Item - 2021.QS3.8
- This item was considered by Two-Spirit, Lesbian, Gay, Bisexual, Transgender and Queer Advisory Committee on September 27, 2021 and was adopted without amendment.
- See also EX27.15
QS3.8 - Funding Cuts to AIDS Committee of Toronto and Other Health Service Providers
- Decision Type:
The Lesbian, Gay, Bisexual, Transgender, Queer and Two-Spirit Advisory Committee recommends to the Executive Committee that:
1. City Council express its disappointment and concern with the Federal Government’s decision to significantly reduce funding the HIV/AIDS health service providers in Toronto and across Canada.

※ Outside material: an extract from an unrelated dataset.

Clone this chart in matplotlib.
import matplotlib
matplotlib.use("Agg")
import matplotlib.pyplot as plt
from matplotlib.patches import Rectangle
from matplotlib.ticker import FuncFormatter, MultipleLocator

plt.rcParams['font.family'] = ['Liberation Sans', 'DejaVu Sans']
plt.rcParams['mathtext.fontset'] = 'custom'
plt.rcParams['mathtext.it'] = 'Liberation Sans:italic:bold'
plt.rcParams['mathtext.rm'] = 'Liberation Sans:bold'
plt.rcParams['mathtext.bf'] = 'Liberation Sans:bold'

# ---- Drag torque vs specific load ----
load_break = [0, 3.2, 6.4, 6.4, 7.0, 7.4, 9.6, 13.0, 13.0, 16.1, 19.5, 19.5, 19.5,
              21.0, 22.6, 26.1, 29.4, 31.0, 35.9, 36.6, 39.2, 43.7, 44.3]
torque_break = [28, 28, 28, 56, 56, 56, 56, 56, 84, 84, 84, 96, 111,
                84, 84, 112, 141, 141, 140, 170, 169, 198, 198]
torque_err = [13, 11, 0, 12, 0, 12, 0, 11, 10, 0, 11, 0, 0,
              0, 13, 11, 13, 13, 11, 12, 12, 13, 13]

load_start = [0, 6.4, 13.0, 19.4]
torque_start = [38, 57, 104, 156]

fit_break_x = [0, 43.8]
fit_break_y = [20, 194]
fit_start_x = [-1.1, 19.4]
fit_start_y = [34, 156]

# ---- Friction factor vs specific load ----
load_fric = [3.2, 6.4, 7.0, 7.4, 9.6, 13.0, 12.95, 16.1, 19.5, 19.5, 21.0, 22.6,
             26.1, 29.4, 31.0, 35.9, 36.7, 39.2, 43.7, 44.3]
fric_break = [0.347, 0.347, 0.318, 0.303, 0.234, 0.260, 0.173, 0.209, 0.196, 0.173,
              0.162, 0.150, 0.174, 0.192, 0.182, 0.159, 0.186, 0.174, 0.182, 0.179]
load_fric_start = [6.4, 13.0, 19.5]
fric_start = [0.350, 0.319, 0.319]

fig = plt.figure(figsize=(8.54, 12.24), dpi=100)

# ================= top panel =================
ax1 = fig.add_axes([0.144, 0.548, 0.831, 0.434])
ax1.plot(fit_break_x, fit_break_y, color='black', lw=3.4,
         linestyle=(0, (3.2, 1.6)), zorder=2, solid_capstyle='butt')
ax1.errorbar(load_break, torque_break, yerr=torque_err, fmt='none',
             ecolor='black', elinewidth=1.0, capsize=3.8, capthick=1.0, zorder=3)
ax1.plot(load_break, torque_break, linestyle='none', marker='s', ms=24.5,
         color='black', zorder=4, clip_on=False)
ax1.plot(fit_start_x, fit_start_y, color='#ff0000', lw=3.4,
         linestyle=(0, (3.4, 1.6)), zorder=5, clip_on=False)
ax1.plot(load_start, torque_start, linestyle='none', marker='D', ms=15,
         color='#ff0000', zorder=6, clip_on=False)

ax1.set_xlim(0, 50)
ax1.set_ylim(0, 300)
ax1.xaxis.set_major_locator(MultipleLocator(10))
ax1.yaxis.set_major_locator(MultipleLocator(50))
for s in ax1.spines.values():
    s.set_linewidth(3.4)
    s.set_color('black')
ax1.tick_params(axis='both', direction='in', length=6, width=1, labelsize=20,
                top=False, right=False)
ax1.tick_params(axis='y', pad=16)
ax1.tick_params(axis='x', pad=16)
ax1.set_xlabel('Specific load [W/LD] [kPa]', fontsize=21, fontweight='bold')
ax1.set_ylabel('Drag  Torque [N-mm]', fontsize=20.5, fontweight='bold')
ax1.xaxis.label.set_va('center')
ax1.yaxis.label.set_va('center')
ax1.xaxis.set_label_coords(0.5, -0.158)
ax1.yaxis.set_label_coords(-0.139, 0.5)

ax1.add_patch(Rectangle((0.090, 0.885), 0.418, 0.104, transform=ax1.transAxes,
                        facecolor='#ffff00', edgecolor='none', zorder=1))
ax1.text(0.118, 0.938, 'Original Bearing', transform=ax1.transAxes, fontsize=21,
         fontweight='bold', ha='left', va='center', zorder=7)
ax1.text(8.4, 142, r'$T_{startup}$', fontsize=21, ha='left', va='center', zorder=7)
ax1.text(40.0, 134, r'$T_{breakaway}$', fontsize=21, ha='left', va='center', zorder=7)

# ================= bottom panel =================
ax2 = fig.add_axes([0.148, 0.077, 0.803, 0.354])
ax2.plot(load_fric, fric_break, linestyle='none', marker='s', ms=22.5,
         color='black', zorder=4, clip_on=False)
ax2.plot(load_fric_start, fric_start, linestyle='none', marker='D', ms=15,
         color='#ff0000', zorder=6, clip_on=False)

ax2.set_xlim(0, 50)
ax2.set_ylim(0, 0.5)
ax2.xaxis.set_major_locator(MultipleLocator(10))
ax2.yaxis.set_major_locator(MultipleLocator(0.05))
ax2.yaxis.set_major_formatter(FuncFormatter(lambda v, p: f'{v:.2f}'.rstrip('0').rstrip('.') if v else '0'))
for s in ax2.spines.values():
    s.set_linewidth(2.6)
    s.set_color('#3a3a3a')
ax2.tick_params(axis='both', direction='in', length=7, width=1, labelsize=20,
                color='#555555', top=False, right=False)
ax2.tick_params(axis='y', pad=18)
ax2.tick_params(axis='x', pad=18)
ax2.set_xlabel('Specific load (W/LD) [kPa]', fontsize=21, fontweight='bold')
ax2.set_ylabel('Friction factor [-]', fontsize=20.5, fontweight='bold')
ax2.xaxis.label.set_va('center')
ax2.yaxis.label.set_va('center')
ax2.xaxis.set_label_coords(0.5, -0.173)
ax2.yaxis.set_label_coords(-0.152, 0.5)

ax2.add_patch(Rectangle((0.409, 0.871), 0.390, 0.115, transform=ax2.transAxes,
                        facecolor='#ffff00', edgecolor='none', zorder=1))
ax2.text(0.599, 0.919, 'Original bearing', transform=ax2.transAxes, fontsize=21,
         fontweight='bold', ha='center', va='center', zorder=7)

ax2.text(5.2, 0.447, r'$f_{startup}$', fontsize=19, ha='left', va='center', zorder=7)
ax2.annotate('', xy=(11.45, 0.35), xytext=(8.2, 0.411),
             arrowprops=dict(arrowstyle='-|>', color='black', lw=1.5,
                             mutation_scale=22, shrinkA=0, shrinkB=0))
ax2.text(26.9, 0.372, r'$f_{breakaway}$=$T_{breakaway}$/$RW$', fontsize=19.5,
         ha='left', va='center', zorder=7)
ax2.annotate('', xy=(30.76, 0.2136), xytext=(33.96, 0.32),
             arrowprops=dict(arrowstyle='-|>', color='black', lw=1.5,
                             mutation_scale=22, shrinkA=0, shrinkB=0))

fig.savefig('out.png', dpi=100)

2. City Council support the House of Commons Standing Committee on Health’s recommendation and urge the Federal Government to increase the federal HIV/AIDS strategy funding to $100 million annually beginning in 2022.
Recently, the Public Health Agency of Canada informed the AIDS Committee of Toronto and other HIV/AIDS health service providers that their funding will be decreased significantly over the next five years.

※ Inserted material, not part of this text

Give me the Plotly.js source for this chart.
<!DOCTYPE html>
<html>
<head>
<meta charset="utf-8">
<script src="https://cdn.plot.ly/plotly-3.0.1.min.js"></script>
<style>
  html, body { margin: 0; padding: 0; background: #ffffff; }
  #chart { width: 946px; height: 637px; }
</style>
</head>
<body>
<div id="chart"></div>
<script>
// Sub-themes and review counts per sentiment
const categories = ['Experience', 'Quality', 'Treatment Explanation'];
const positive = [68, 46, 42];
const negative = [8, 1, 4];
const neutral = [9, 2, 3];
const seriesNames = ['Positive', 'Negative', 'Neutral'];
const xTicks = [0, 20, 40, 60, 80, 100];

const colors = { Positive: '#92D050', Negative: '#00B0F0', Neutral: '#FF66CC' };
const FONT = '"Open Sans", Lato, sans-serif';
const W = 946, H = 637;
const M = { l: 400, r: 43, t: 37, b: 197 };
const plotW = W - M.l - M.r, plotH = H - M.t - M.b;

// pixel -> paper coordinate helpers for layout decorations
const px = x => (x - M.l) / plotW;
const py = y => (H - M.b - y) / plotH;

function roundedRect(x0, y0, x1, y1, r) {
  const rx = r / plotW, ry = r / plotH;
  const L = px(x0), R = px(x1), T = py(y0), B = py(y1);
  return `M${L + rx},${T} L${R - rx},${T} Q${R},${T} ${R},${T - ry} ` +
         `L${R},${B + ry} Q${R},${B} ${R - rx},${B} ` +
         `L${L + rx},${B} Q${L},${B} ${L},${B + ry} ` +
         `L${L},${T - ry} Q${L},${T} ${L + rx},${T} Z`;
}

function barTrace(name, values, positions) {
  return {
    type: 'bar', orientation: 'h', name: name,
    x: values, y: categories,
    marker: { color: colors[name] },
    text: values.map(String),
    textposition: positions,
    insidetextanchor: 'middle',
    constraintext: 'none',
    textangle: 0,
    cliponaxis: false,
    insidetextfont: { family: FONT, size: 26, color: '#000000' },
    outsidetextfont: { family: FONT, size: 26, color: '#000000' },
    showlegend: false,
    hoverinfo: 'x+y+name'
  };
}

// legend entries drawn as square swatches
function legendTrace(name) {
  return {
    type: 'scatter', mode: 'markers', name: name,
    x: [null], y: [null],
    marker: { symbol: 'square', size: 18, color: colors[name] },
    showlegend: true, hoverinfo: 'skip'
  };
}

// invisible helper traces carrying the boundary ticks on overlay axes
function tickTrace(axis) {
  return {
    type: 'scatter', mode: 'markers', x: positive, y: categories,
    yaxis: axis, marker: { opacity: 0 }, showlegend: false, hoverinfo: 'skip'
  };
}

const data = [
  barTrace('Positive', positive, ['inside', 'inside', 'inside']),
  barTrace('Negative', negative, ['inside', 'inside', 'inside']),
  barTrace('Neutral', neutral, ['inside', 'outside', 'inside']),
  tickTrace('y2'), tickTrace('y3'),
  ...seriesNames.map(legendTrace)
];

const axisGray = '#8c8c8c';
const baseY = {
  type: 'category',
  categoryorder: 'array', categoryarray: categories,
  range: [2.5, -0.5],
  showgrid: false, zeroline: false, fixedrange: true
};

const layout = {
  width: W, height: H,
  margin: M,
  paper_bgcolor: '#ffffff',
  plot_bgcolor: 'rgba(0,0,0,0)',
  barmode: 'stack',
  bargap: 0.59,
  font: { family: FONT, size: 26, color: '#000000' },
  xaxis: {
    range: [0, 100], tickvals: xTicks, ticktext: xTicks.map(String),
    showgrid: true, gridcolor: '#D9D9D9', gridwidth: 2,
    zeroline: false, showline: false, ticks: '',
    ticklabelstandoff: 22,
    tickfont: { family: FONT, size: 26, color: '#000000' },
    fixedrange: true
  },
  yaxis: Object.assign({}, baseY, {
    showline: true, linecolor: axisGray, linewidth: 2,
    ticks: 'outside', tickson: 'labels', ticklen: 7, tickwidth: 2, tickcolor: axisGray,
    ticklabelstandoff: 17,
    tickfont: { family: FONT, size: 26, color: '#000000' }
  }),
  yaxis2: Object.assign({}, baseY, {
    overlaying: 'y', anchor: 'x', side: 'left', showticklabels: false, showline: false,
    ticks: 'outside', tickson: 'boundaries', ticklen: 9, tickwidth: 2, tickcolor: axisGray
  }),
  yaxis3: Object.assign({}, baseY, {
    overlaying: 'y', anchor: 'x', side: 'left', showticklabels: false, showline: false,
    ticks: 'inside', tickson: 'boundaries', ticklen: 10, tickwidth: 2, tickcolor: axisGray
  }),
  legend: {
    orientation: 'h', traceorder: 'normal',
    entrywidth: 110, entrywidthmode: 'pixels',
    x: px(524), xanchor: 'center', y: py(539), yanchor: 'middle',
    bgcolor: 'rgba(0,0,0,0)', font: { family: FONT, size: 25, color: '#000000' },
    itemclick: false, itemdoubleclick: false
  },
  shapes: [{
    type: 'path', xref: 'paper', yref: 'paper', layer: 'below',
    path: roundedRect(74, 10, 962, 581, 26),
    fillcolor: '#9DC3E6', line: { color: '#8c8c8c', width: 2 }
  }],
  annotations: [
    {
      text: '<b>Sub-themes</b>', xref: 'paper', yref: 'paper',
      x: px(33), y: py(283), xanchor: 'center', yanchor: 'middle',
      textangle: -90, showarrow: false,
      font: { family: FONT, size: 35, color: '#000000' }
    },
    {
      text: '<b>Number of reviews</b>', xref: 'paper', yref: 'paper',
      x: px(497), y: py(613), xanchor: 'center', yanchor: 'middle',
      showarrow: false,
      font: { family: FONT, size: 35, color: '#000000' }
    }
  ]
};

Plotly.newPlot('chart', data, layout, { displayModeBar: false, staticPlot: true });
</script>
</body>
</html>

These funding cuts are putting the supports our communities need in jeopardy and will have a considerable and measurable impact on the thousands of people living with HIV/AIDS in Toronto and across Canada. Keeping these health programs and services free and accessible to all is critical to continue the work towards a city with zero new HIV infections, zero HIV-related stigma and discrimination, and zero AIDS-related deaths.
The House of Commons Standing Committee on Health and the Senate of Canada have both recommended that funding to the federal HIV/AIDS strategy be increased to $100 million annually. This increase has never been realized and has actually remained the same since 2003.

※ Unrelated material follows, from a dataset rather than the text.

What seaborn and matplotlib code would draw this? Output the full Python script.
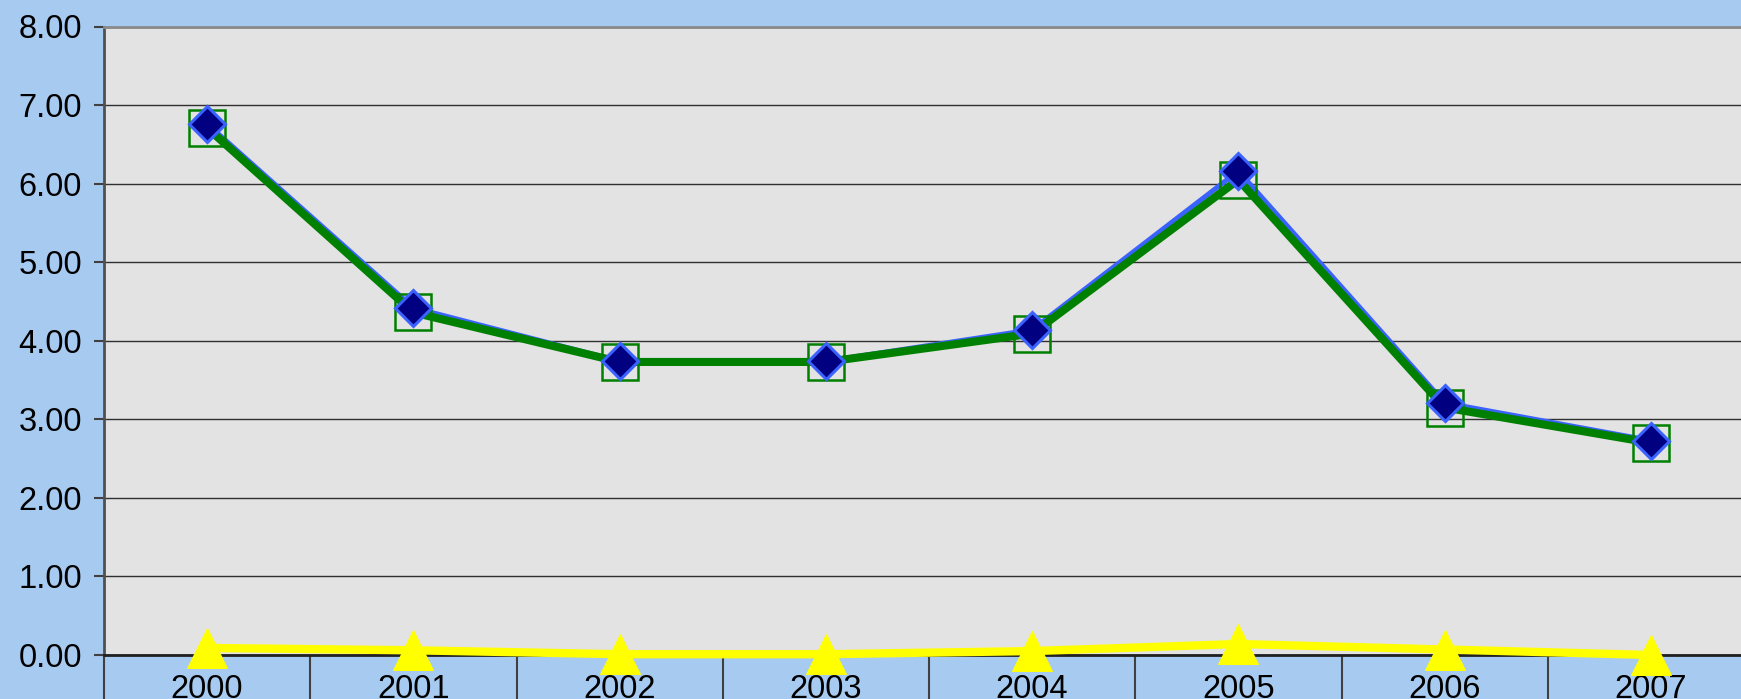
import numpy as np
import pandas as pd
import matplotlib
matplotlib.use("Agg")
import matplotlib.pyplot as plt
import seaborn as sns

# data
years = ["2000", "2001", "2002", "2003", "2004", "2005", "2006", "2007"]
series_blue = [6.76, 4.42, 3.74, 3.74, 4.14, 6.16, 3.21, 2.73]
series_green = [6.71, 4.36, 3.73, 3.73, 4.09, 6.05, 3.15, 2.70]
series_yellow = [0.09, 0.06, 0.01, 0.01, 0.05, 0.14, 0.07, 0.00]
y_ticks = [0, 1, 2, 3, 4, 5, 6, 7, 8]

sns.set_style("white")
plt.rcParams["font.family"] = ["Liberation Sans", "DejaVu Sans"]

bg = "#A7CAF0"
plot_bg = "#E3E3E3"

fig = plt.figure(figsize=(17.41, 6.99), dpi=100, facecolor=bg)
ax = fig.add_axes([104 / 1741, 44 / 699, 1650 / 1741, 628.5 / 699])
ax.set_facecolor(plot_bg)

x = np.arange(len(years))
df = pd.DataFrame({"x": x, "blue": series_blue, "green": series_green,
                   "yellow": series_yellow})

# blue line behind, thick green on top, then markers
sns.lineplot(data=df, x="x", y="blue", ax=ax, color="#3A62FF", lw=3.6,
             zorder=3, clip_on=False)
sns.lineplot(data=df, x="x", y="green", ax=ax, color="#008000", lw=5.8,
             marker="s", markersize=26, markerfacecolor="none",
             markeredgecolor="#008000", markeredgewidth=1.8,
             zorder=4, clip_on=False)
sns.lineplot(data=df, x="x", y="blue", ax=ax, color="#3A62FF", lw=0,
             marker="D", markersize=18.5, markerfacecolor="#000080",
             markeredgecolor="#3A62FF", markeredgewidth=2.2,
             zorder=5, clip_on=False)
sns.lineplot(data=df, x="x", y="yellow", ax=ax, color="#FFFF00", lw=6,
             marker="^", markersize=29, markerfacecolor="#FFFF00",
             markeredgecolor="#FFFF00", zorder=6, clip_on=False)

ax.set_xlim(-0.5, len(years) - 0.5)
ax.set_ylim(0, 8)
ax.set_yticks(y_ticks)
ax.set_yticklabels([f"{v:.2f}" for v in y_ticks], fontsize=23.5, color="black")
ax.set_xticks(x)
ax.set_xticklabels(years, fontsize=23.5, color="black")
ax.set_xticks(np.arange(-0.5, len(years), 1), minor=True)
ax.tick_params(axis="x", which="major", bottom=True, length=0, pad=14)
ax.tick_params(axis="x", which="minor", bottom=True, length=40, width=1.5,
               color="#404040", direction="out")
ax.tick_params(axis="y", length=7, width=1.5, color="#404040", pad=9,
               direction="out", left=True)
ax.set_xlabel("")
ax.set_ylabel("")

ax.grid(axis="y", color="#303030", lw=1)
ax.grid(axis="x", visible=False)
ax.set_axisbelow(True)

ax.spines["top"].set_color("#8A8A8A")
ax.spines["top"].set_linewidth(2)
ax.spines["left"].set_color("#505050")
ax.spines["left"].set_linewidth(2)
ax.spines["bottom"].set_color("#202020")
ax.spines["bottom"].set_linewidth(2)
ax.spines["right"].set_visible(False)

fig.savefig("out.png", dpi=100, facecolor=bg)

These funding cuts come at a time when our community needs these services now more than ever. The COVID-19 pandemic has further marginalized many populations at risk of human immunodeficiency virus, Hepatitis C virus and other sexually transmitted and blood-borne infections, and it has both taught us the dangers of underfunding public health and demonstrated our capacity to mobilize resources when needed.
If we are going to meet Canada’s commitment to both the UNAIDS and World Health Organization viral hepatitis elimination targets, it will be critical for us to invest in and expand HIV/AIDS health programs and services, not reduce them.